Steve Beshear on Free Trade
New records in exports; thousands of jobs from in-sourcing
In the last three months I've told Kentucky's story on influential programs like Meet the Press, C-SPAN, CNN, the BBC, NPR, and in the New York Times and the Wall Street Journal.
The nation has taken notice about Kentucky setting new records in exports; about us bringing thousands of jobs from places like India, China, Japan, France, Germany, Russia, Australia and
Austria; about us moving to #3 in building cars; about us pushing the envelope on research in areas like advanced batteries & health sciences; and about Kentucky outmaneuvering the competition to secure award-winning
deals involving Ford, GE and Toyota. In short, [pundits] wanted to talk about Kentucky as a leader in this nation.
Source: 2014 Kentucky State of the State speech
, Jan 7, 2014
Record exports to Asia & Europe means we're importing jobs
We're setting records with our exports, and we're importing jobs and investments from countries like Japan, China, Korea, India, France and Germany.

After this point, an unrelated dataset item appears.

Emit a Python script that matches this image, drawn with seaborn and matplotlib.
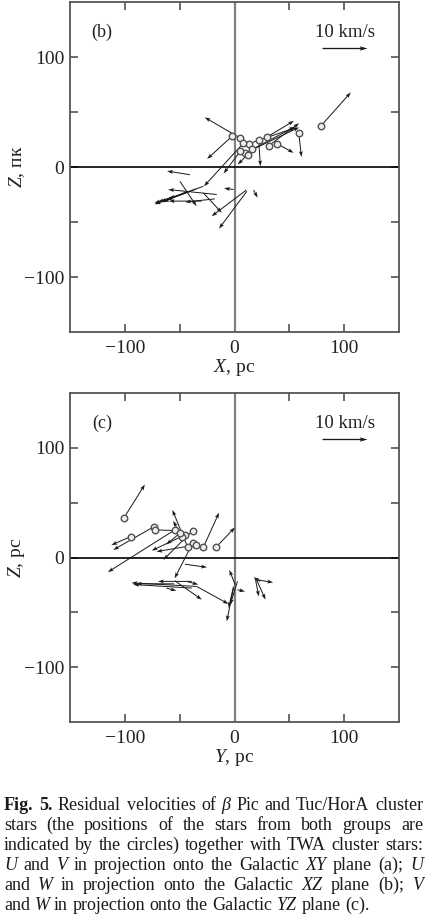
import numpy as np
import pandas as pd
import seaborn as sns
import matplotlib
matplotlib.use("Agg")
import matplotlib.pyplot as plt

# ---------------- data ----------------
# panel (b): X, Z positions (pc), U, W residual velocities (km/s), circle flag
b_x = [79, 58.6, 38.8, 31.1, 29.6, 22, 12.8, 9.8, 5.2, -2.4, 5.2, 8.2, 11.9, 16,
       -40.6, -28.4, -35, -40, -49.8, -28.4, -16.2, -18, -30, 11.3, 10.7, -0.9, 17.4, -45, -55, -58]
b_z = [37.5, 30.8, 21.1, 19.3, 27.2, 24.8, 21.1, 12.7, 26.3, 27.8, 14.2, 21.8, 11.2, 16,
       -7, -17.5, -20, -22, -13, -23.6, -25, -29, -31, -22, -21, -20.5, -21, -23, -26, -28]
b_u = [6.6, 0.6, 3.7, 6.8, 6.0, 0.4, 10.5, 12.0, -7.9, -5.5, -3.7, -8.8, -2.2, 9.5,
       -5.1, -10.8, -8.5, -5.4, 3.7, 4.1, -10.8, -6.6, -7.3, -6.2, -7.7, -2.1, 0.9, -4.9, -3.0, -3.7]
b_w = [7.4, -5.3, -2.0, 5.0, 3.6, -5.9, 3.6, 5.7, 4.6, -5.0, -4.9, -9.6, -2.2, 5.0,
       0.8, -4.0, -2.9, -2.0, -5.5, -4.4, 1.1, -0.7, 0.0, -8.3, -5.8, 0.3, -1.7, -2.2, -1.5, -1.2]
b_circle = [1] * 14 + [0] * 16

# panel (c): Y, Z positions (pc), V, W residual velocities (km/s), circle flag
c_y = [-101, -94.7, -73.3, -72.7, -54.4, -45.2, -38.2, -42.7, -38.2, -35.1, -28.4, -16.8, -48.2, -50,
       -45.2, -54.4, -34.5, -39, -39, -62, -34.5, -43.7, -0.9, 0.6, -0.9, 2.7, 2.7, 20.5, 20.5, 18.9, 23.5, -55]
c_z = [35.8, 19.1, 28.2, 25.2, 25.2, 20.6, 24.5, 9.4, 13, 11.5, 9.4, 9.4, 19.1, 22,
       -6.1, -21.2, -26.4, -27.9, -21.8, -27.9, -26.4, -21.8, -27.9, -24.8, -26.4, -21.8, -29.4, -20.3, -21.2, -18.8, -21.8, -24]
c_v = [4.7, -4.3, -9.1, 5.6, -14.9, -7.4, -6.5, -3.4, -4.0, -8.8, 3.5, 4.2, -1.9, -3.0,
       4.9, 6.0, -14.5, -13.0, -7.5, 2.2, 7.1, 2.6, -1.5, -1.3, -1.1, -1.6, 1.7, 3.6, 1.9, 0.8, -1.5, -8.5]
c_w = [7.5, -1.9, -5.2, -0.2, -9.4, -3.5, -6.5, 8.3, -7.8, -1.5, 7.7, 4.4, 3.5, -2.5,
       -0.7, -4.2, 0.8, 0.8, 0.0, -0.6, -3.9, -0.7, -7.4, 3.3, -4.8, -5.2, -0.4, -0.6, -4.2, -4.1, 0.9, 0.0]
c_circle = [1] * 14 + [0] * 18

scale_kms = 10            # reference arrow, km/s
pc_per_kms = 4.1          # arrow length scale
ticks = [-100, -50, 0, 50, 100]
tick_labels = ["\u2212100", "", "0", "", "100"]

# ---------------- style ----------------
sns.set_theme(style="ticks")
plt.rcParams["font.family"] = ["Liberation Serif", "DejaVu Serif"]
plt.rcParams["mathtext.fontset"] = "custom"
plt.rcParams["mathtext.rm"] = "Liberation Serif"
plt.rcParams["mathtext.it"] = "Liberation Serif:italic"
plt.rcParams["mathtext.bf"] = "Liberation Serif:bold"

W, H = 425, 918
fig = plt.figure(figsize=(W / 100, H / 100), dpi=100)
fig.patch.set_facecolor("white")

axb = fig.add_axes([70 / W, 1 - 332 / H, 329 / W, 330 / H])
axc = fig.add_axes([70 / W, 1 - 722 / H, 329 / W, 329 / H])


def panel(ax, h, v, vh, vv, circ, tag, xlabel, ylabel):
    df = pd.DataFrame({"h": h, "v": v, "vh": vh, "vv": vv, "circ": circ})
    ax.axvline(0, color="#808080", lw=1.6, zorder=1)
    ax.axhline(0, color="black", lw=1.2, zorder=1)
    ax.quiver(df["h"], df["v"], df["vh"], df["vv"], angles="xy", scale_units="xy",
              scale=1 / pc_per_kms, width=0.0030, headwidth=4.0, headlength=6,
              headaxislength=5, color="#1a1a1a", zorder=3)
    sns.scatterplot(data=df[df["circ"] == 1], x="h", y="v", marker="o", s=22,
                    color="#eeeeee", edgecolor="#505050", linewidth=1.0, ax=ax,
                    zorder=4, legend=False)
    # reference arrow
    ax.quiver([80], [108], [scale_kms], [0], angles="xy", scale_units="xy",
              scale=1 / pc_per_kms, width=0.0040, headwidth=3.5, headlength=6,
              headaxislength=5, color="#1a1a1a", zorder=3)
    ax.text(101, 122, "10 km/s", fontsize=13.5, ha="center", va="center", color="#222")
    ax.text(-121, 122, tag, fontsize=13, ha="center", va="center", color="#222")

    ax.set_xlim(-150, 150)
    ax.set_ylim(-150, 150)
    ax.set_xticks(ticks)
    ax.set_xticklabels(tick_labels)
    ax.set_yticks(ticks)
    ax.set_yticklabels(tick_labels)
    ax.tick_params(direction="in", length=6, width=1.1, top=True, right=True,
                   labelsize=14, color="#444444", labelcolor="#222")
    ax.tick_params(axis="x", pad=6)
    ax.tick_params(axis="y", pad=4)
    for s in ax.spines.values():
        s.set_color("#555555")
        s.set_linewidth(1.3)
    ax.set_xlabel(xlabel, fontsize=14, labelpad=0, color="#222")
    ax.set_ylabel(ylabel, fontsize=14, labelpad=-2, color="#222")


panel(axb, b_x, b_z, b_u, b_w, b_circle, "(b)", "$X$, pc", "$Z$, пк")
panel(axc, c_y, c_z, c_v, c_w, c_circle, "(c)", "$Y$, pc", "$Z$, pc")

# ---------------- caption (justified) ----------------
R, I, B = "r", "i", "b"
caption_lines = [
    [("Fig.", B), ("5.", B), ("Residual", R), ("velocities", R), ("of", R), ("β", I),
     ("Pic", R), ("and", R), ("Tuc/HorA", R), ("cluster", R)],
    [("stars", R), ("(the", R), ("positions", R), ("of", R), ("the", R), ("stars", R),
     ("from", R), ("both", R), ("groups", R), ("are", R)],
    [("indicated", R), ("by", R), ("the", R), ("circles)", R), ("together", R), ("with", R),
     ("TWA", R), ("cluster", R), ("stars:", R)],
    [("U", I), ("and", R), ("V", I), ("in", R), ("projection", R), ("onto", R), ("the", R),
     ("Galactic", R), ("XY", I), ("plane", R), ("(a);", R), ("U", I)],
    [("and", R), ("W", I), ("in", R), ("projection", R), ("onto", R), ("the", R),
     ("Galactic", R), ("XZ", I), ("plane", R), ("(b);", R), ("V", I)],
    [("and", R), ("W", I), ("in", R), ("projection", R), ("onto", R), ("the", R),
     ("Galactic", R), ("YZ", I), ("plane", R), ("(c).", R)],
]
baselines = [810, 830, 850, 870, 890, 910]
x0, x1 = 4, 423

renderer = fig.canvas.get_renderer()


def make_word(word, style, fs):
    kw = dict(fontsize=fs, color="#1a1a1a", va="baseline", ha="left")
    if style == I:
        kw["fontstyle"] = "italic"
    if style == B:
        kw["fontweight"] = "bold"
    return fig.text(0, 0, word, **kw)


fs0 = 13.0
need = 0
for line in caption_lines:
    tw = [make_word(w, s, fs0) for w, s in line]
    widths = [t.get_window_extent(renderer).width for t in tw]
    for t in tw:
        t.remove()
    need = max(need, (sum(widths) + 0.12 * fs0 * 100 / 72 * (len(line) - 1)) / (x1 - x0))
fs = fs0 / max(need, 1.0)

for li, line in enumerate(caption_lines):
    tw = [make_word(w, s, fs) for w, s in line]
    widths = [t.get_window_extent(renderer).width for t in tw]
    if li < len(caption_lines) - 1:
        gap = (x1 - x0 - sum(widths)) / (len(line) - 1)
    else:
        gap = 0.25 * fs * 100 / 72
    x = x0
    for t, wdt in zip(tw, widths):
        t.set_position((x / W, 1 - baselines[li] / H))
        x += wdt + gap

fig.savefig("out.png", dpi=100, facecolor="white")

Four years ago, the auto industry was in crisis. Last year, Kentucky auto makers produced more than a million cars and light trucks for the first time since 2007.
Source: 2013 State of the State speech to Kentucky Legislature
, Feb 6, 2013
NAFTA favors foreign interests over Kentucky's own
Down the campaign homestretch, Beshear tried to use NAFTA and McConnell's international travel to depict him as favoring foreign interests over KY's own. McConnell called Beshear "reckless and extreme" on crime.
Playing on his opponent's last name, McConnell ran 2 of his trademark humorous, animal-oriented spots. One accused Beshear of "fleecing" taxpayers and showed footage of sheep while warning, "Don't get `besheared.'"
Another, written by Steven Law to counterattack on NAFTA, showed sheep wearing sunglasses in various locations around the world to illustrate foreign investments held in
Beshear's mutual funds, and said that Beshear "thinks `ewe' should pay more." At best, McConnell recalls, it succeeded "in futzing up the issue."
Source: Republican Leader, by John Dyche, p.118
, Sep 15, 2010
Opposes NAFTA; supports tariffs
Q: Do you support the North American Free Trade Agreement (NAFTA)?
Q: Do you support the General Agreement on Tariffs and Trade (GATT)?
Q: Do you support lifting the trade embargo imposed against Cuba?
Q: Do you suppor
imposing tariffs on products imported from nations that maintain restrictive trade barriers on American products?
Q: Should a nation’s human rights record affect its “most favored nation” trading status with the United States?
Source: Congressional 1996 National Political Awareness Test
, Nov 1, 1996
Reauthorize the Ex-Im Bank.
Beshear signed Letter on Ex-Im Bank
Press release on Letter from 31 Governors to House Republican leaders:
We urge you to reauthorize the Export-Import Bank (Ex-Im) before its charter expires this year. In its role as the official export credit agency, Ex-Im is a vital export finance tool for exporters in our states, at no cost to American taxpayers.
Ex-Im allows our companies and workers to compete on a level playing field against our competitors. Without Ex-Im financing, US firms would have lost many sales campaigns to their overseas competitors.
Reauthorizing Ex-Im is the right thing to do for our economy, companies and workers. 41 GOP lawmakers and 865 business organizations have called for the charter's immediate renewal. And, House Democrats have already introduced legislation to reauthorize the bank. Speaker Boehner, it's time to act; quit jeopardizing the nation's economy and American jobs.
Argument in opposition from FreedomWorks:
Top Ten Reasons to Let the
Export-Import Bank Expire
- It Has Outlived Its Purpose: In the 2010s, US exports have been setting record highs--they don't need government help.
- It Lets Government Pick Winners and Losers
- Its Risky Loans Put it in Danger of Needing Taxpayer Bailouts
- It Costs Taxpayers Money Annually, thanks to government accounting gimmicks
- Most of Its Funding Goes to Big Corporations Who Don't Need the Money
- It Lets Foreign Corporations Undercut US Competitors
- It Only Benefits a Few States, but Every State Bears the Costs
- It Is Prone to Corruption (like whenever you involve the government in handing out money)
- There Are Better Ways to Help US. Manufacturers: the government should lower and simplify the tax and regulatory burden US companies face.
- It Is Unnecessary. The Ex-Im Bank cannot justify its continued existence. It's also one of the easiest programs to retire, as its authorization expires in September 2014 if Congress simply does nothing.